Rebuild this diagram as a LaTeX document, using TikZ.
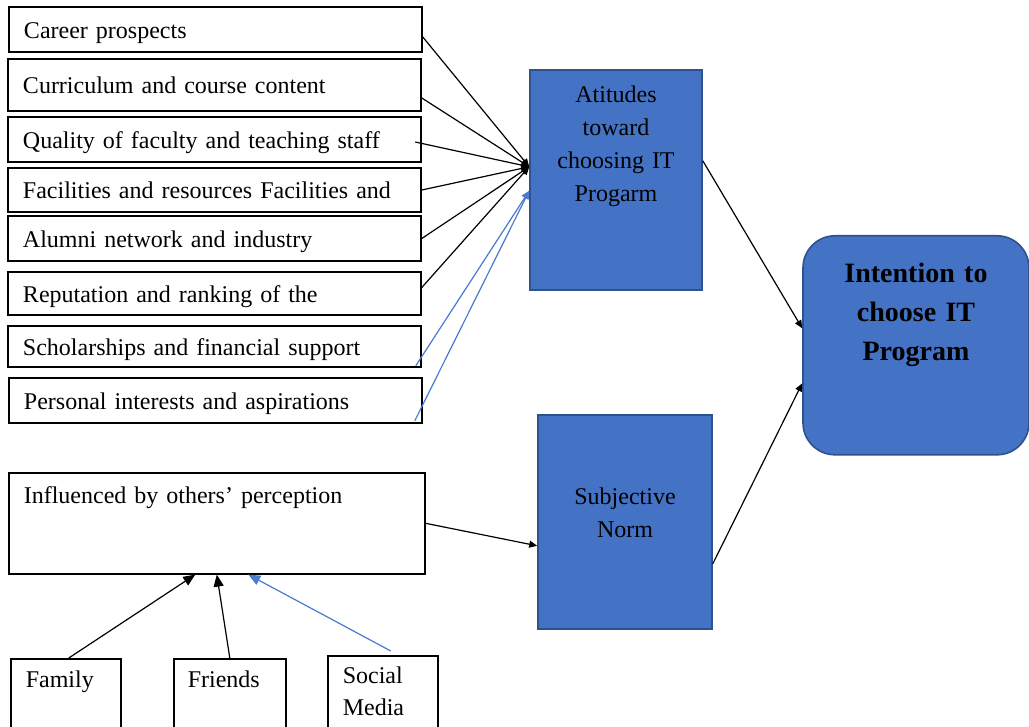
\documentclass[tikz,border=0pt]{standalone}
\usepackage{fontspec}
\setmainfont{Liberation Serif}
\usepackage{tikz}
\usetikzlibrary{arrows.meta}
\definecolor{fillblue}{HTML}{4472C4}
\definecolor{edgeblue}{HTML}{2F528F}
\definecolor{lineblue}{HTML}{4A7BD0}

\tikzset{
  factor/.style={draw,line width=0.8pt,minimum width=206.5pt,text width=191.5pt,
    align=left,inner xsep=7.5pt,inner ysep=0pt,text height=12pt,text depth=3pt,
    font=\fontsize{12}{14}\selectfont},
  source/.style={draw,line width=0.8pt,anchor=north west,inner xsep=7.5pt,inner ysep=0pt,
    align=left,text height=14.5pt,text depth=40pt,font=\fontsize{12}{16}\selectfont},
  construct/.style={draw=edgeblue,line width=0.8pt,fill=fillblue,anchor=north,
    align=center,inner xsep=2pt,inner ysep=0pt,font=\fontsize{12}{16.5}\selectfont},
  conn/.style={line width=0.6pt,-{Triangle[length=4pt,width=3.5pt]}},
  bconn/.style={conn,draw=lineblue,fill=lineblue},
  bighead/.style={-{Triangle[length=6pt,width=5pt]}},
}

\begin{document}
\begin{tikzpicture}[x=0.5pt,y=-0.5pt]
\clip (0,0) rectangle (1029,727);
% factors of attitude
\node[factor,minimum height=22.5pt] (f1) at (215.5,29.5) {Career prospects};
\node[factor,minimum height=26pt] (f2) at (214.5,85) {Curriculum and course content};
\node[factor,minimum height=22.5pt] (f3) at (214.5,139.5) {Quality of faculty and teaching staff};
\node[factor,minimum height=22pt] (f4) at (214.5,190) {Facilities and resources Facilities and};
\node[factor,minimum height=22.5pt] (f5) at (214.5,238.5) {Alumni network and industry};
\node[factor,minimum height=21.5pt] (f6) at (214.5,293.5) {Reputation and ranking of the};
\node[factor,minimum height=20.5pt] (f7) at (214.5,346.5) {Scholarships and financial support};
\node[factor,minimum height=22.5pt] (f8) at (215.5,400.5) {Personal interests and aspirations};

% social influence
\node[source,text width=193pt,text height=15.5pt,text depth=35pt] (inf) at (8,472) {Influenced by others’ perception};
\node[source,text width=40pt] (fam) at (10,658) {Family};
\node[source,text width=42pt,inner xsep=7pt] (fri) at (173,658) {Friends};
\node[source,text width=40pt,text height=14pt] (soc) at (327,655) {Social\\Media};

% constructs
\node[construct,text width=82pt,text height=16.5pt,text depth=93.5pt] (att) at (616,69) {Atitudes\\toward\\choosing IT\\Progarm};
\node[construct,text width=83pt,text height=45pt,text depth=62pt] (sn) at (625,414) {Subjective\\Norm};
\node[construct,rounded corners=16pt,text width=109pt,text height=23.5pt,text depth=86pt,
  font=\fontsize{14}{19.5}\selectfont\bfseries] (int) at (916,235) {Intention to\\choose IT\\Program};

% connectors
\draw[conn] ([yshift=-3.75pt]f1.east) -- ([yshift=6.5pt]att.west);
\draw[conn] ([yshift=-6.5pt]f2.east) -- ([yshift=6.5pt]att.west);
\draw[conn] ([xshift=-3.3pt,yshift=-1.25pt]f3.east) -- ([yshift=6.5pt]att.west);
\draw[conn] (f4.east) -- ([yshift=6.5pt]att.west);
\draw[conn] (f5.east) -- ([yshift=6.5pt]att.west);
\draw[conn] ([yshift=3pt]f6.east) -- ([yshift=6.5pt]att.west);
\draw[bconn] ([xshift=-3pt,yshift=1pt]f7.south east) -- ([yshift=-5.5pt]att.west);
\draw[bconn] ([xshift=-4pt,yshift=1.5pt]f8.south east) -- ([yshift=-5.5pt]att.west);
\draw[conn] ([yshift=9.5pt]att.east) -- ([yshift=8.5pt]int.west);
\draw[conn] ([yshift=-21pt]sn.east) -- ([yshift=-19pt]int.west);
\draw[conn] (inf.east) -- ([yshift=-12pt]sn.west);
\draw[conn,bighead] ([xshift=1.5pt]fam.north) -- ([xshift=-10.75pt]inf.south);
\draw[conn,bighead] (fri.north) -- (inf.south);
\draw[bconn,bighead] ([xshift=4pt,yshift=2pt]soc.north) -- ([xshift=15.75pt]inf.south);
\end{tikzpicture}
\end{document}
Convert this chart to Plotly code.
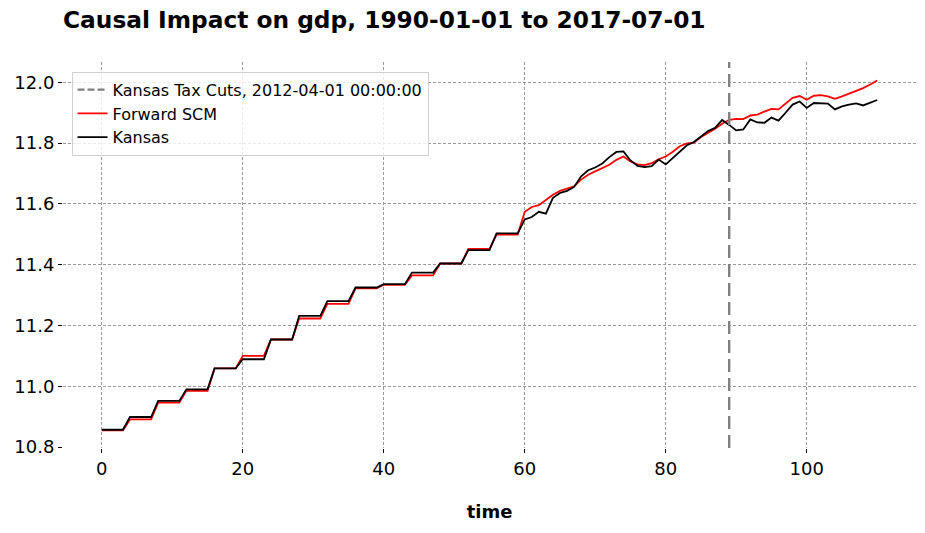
import plotly.graph_objects as go

time = list(range(111))

kansas = [
    10.857, 10.857, 10.857, 10.857, 10.899, 10.899, 10.899, 10.899,
    10.952, 10.952, 10.952, 10.952, 10.990, 10.990, 10.990, 10.990,
    11.059, 11.059, 11.059, 11.059, 11.089, 11.089, 11.089, 11.089,
    11.154, 11.154, 11.154, 11.154, 11.232, 11.232, 11.232, 11.232,
    11.280, 11.280, 11.280, 11.280, 11.325, 11.325, 11.325, 11.325,
    11.336, 11.336, 11.336, 11.336, 11.374, 11.374, 11.374, 11.374,
    11.404, 11.404, 11.404, 11.404, 11.448, 11.448, 11.448, 11.448,
    11.503, 11.503, 11.503, 11.503,
    11.549, 11.557, 11.574, 11.568, 11.620, 11.636, 11.643, 11.656,
    11.691, 11.711, 11.720, 11.733, 11.754, 11.771, 11.773, 11.743,
    11.725, 11.721, 11.724, 11.746, 11.730, 11.752, 11.774, 11.793,
    11.804, 11.822, 11.840, 11.850, 11.876, 11.860, 11.842, 11.845,
    11.878, 11.868, 11.867, 11.884, 11.874, 11.900, 11.927, 11.937,
    11.916, 11.932, 11.932, 11.930, 11.911, 11.921, 11.927, 11.931,
    11.924, 11.932, 11.942,
]

forward_scm = [
    10.855, 10.855, 10.855, 10.855, 10.891, 10.891, 10.891, 10.891,
    10.946, 10.946, 10.946, 10.946, 10.985, 10.985, 10.985, 10.985,
    11.059, 11.059, 11.059, 11.059, 11.100, 11.100, 11.100, 11.100,
    11.154, 11.154, 11.154, 11.154, 11.223, 11.223, 11.223, 11.223,
    11.271, 11.271, 11.271, 11.271, 11.322, 11.322, 11.322, 11.322,
    11.334, 11.334, 11.334, 11.334, 11.365, 11.365, 11.365, 11.365,
    11.404, 11.404, 11.404, 11.404, 11.452, 11.452, 11.452, 11.452,
    11.499, 11.499, 11.499, 11.499,
    11.574, 11.590, 11.596, 11.614, 11.630, 11.643, 11.650, 11.658,
    11.680, 11.696, 11.707, 11.717, 11.729, 11.745, 11.756, 11.740,
    11.730, 11.728, 11.734, 11.747, 11.756, 11.772, 11.790, 11.799,
    11.802, 11.820, 11.834, 11.847, 11.864, 11.877, 11.880, 11.879,
    11.891, 11.894, 11.904, 11.913, 11.911, 11.930, 11.949, 11.955,
    11.943, 11.956, 11.958, 11.954, 11.946, 11.954, 11.963, 11.971,
    11.981, 11.993, 12.006,
]

treatment_time = 89
treatment_label = "Kansas Tax Cuts, 2012-04-01 00:00:00"
title_text = "Causal Impact on gdp, 1990-01-01 to 2017-07-01"
y_ticks = [10.8, 11.0, 11.2, 11.4, 11.6, 11.8, 12.0]
x_ticks = [0, 20, 40, 60, 80, 100]

fig = go.Figure()

# legend entry for the treatment line
fig.add_trace(go.Scatter(
    x=[None], y=[None], mode="lines", name=treatment_label,
    line=dict(color="grey", width=2.2, dash="7px,3px"),
))
fig.add_trace(go.Scatter(
    x=time, y=forward_scm, mode="lines", name="Forward SCM",
    line=dict(color="red", width=1.8),
))
fig.add_trace(go.Scatter(
    x=time, y=kansas, mode="lines", name="Kansas",
    line=dict(color="black", width=1.8),
))

fig.add_shape(
    type="line", xref="x", yref="paper",
    x0=treatment_time, x1=treatment_time, y0=0, y1=1,
    line=dict(color="grey", width=2.4, dash="13px,6px"),
)

axis_font = dict(family="DejaVu Sans", size=18, color="black")
grid_kw = dict(showgrid=True, gridcolor="#999999", griddash="3px,2px", gridwidth=0.8)

fig.update_layout(
    width=925, height=533,
    margin=dict(l=63, r=9, t=62, b=85),
    paper_bgcolor="white", plot_bgcolor="white",
    font=dict(family="DejaVu Sans", color="black"),
    title=dict(
        text="<b>" + title_text + "</b>",
        x=63 / 925, xanchor="left", y=1 - 20 / 533, yanchor="middle",
        font=dict(family="DejaVu Sans", size=23.3, color="black"),
    ),
    showlegend=True,
    legend=dict(
        x=0.01, y=0.975, xanchor="left", yanchor="top",
        bgcolor="rgba(255,255,255,0.8)", bordercolor="#d0d0d0", borderwidth=1,
        font=dict(family="DejaVu Sans", size=16, color="black"),
        itemwidth=30, tracegroupgap=0,
    ),
    xaxis=dict(
        range=[-5.5, 115.5], tickvals=x_ticks, ticks="outside", ticklen=4,
        tickcolor="black", tickfont=axis_font, showline=False, zeroline=False,
        automargin=False,
        title=dict(text="<b>time</b>", font=dict(family="DejaVu Sans", size=18, color="black"), standoff=27),
        **grid_kw,
    ),
    yaxis=dict(
        range=[10.797, 12.067], tickvals=y_ticks, tickformat=".1f",
        ticks="outside", ticklen=4, tickcolor="black", tickfont=axis_font,
        showline=False, zeroline=False, automargin=False,
        **grid_kw,
    ),
)

fig.write_html(
    "out.html",
    config={"displayModeBar": False},
    post_script="document.body.style.margin='0';",
)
● ● ● ●
EXERCISE REQUIREMENTS: From the line with "Convert this chart to Plotly code." to the line with "time = list(range(111))", set down those lines word for word and only those, counting both ends. Pictures stay out of the copy.

TASK RESULT:
Convert this chart to Plotly code.
import plotly.graph_objects as go

time = list(range(111))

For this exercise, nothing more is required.